Pat Warren explains why some feel the current map crosses the line.
Governor Larry Hogan is taking on the Maryland congressional map drawn after the 2010 U.S. Census. For years, activists have accused the Democrat-dominated state of drawing district lines to make it even easier for Democrats to get elected.
“It’s about encouraging fairness, checks and balances and refusing the partisan politics used to suppress any real competition of ideas or any honest debate,” said Governor Hogan.
Western Maryland had a Republican congressman for 20 years, but in 2012, lawmakers added a chunk of Montgomery County, tipping the balance in favor of Democrats, who now hold the seat.
But that looks simple compared to District 3 — a single congressional district that includes parts of Howard, Montgomery, Anne Arundel and Baltimore counties and a big chunk of Baltimore City.
“There was a time not too long ago when Maryland was represented by four Democrats and four Republicans–perfect balance.

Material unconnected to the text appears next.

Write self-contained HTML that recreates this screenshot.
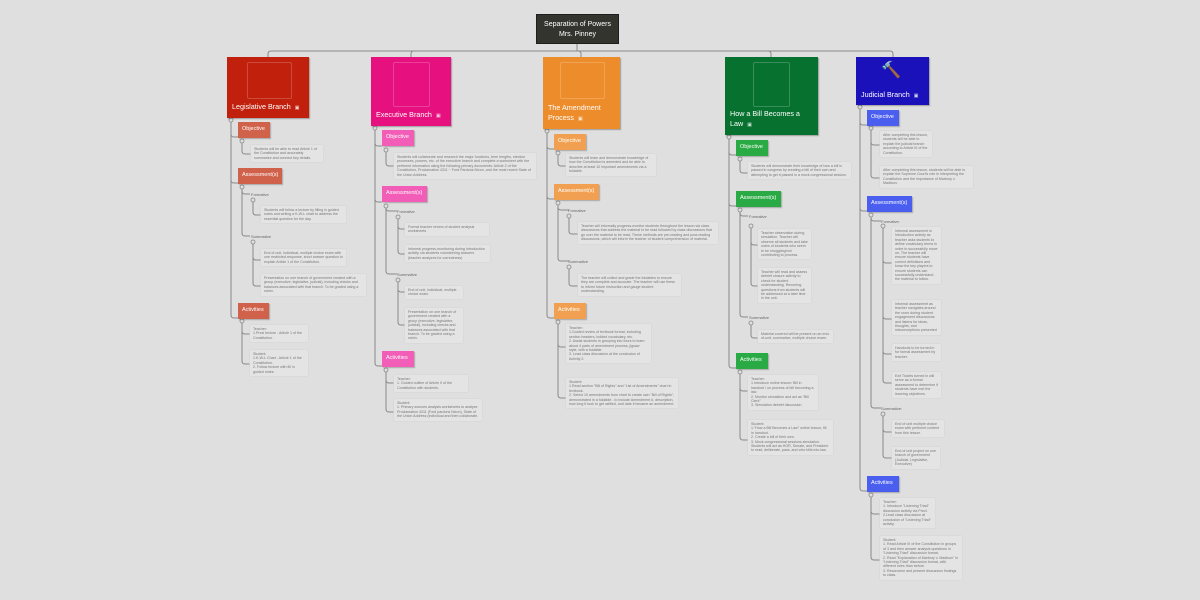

After two cycles of redistricting, this state now has seven Democratic members of Congress compared with only one Republican,” the governor said.
Hogan’s own home, Anne Arundel County, is represented by four members of Congress.
“They would love to have a congressman from Anne Arundel County, that represents Anne Arundel County. They’re big enough to have one. They’ve been carved up like a Thanksgiving turkey,” Gov. Hogan said.
Hogan wants to put a constitutional amendment on the 2016 ballot to change the way districts are drawn.
The commission’s work starts now.
Congressional districts are redrawn every ten years to reflect the changes in population based on the United States Census.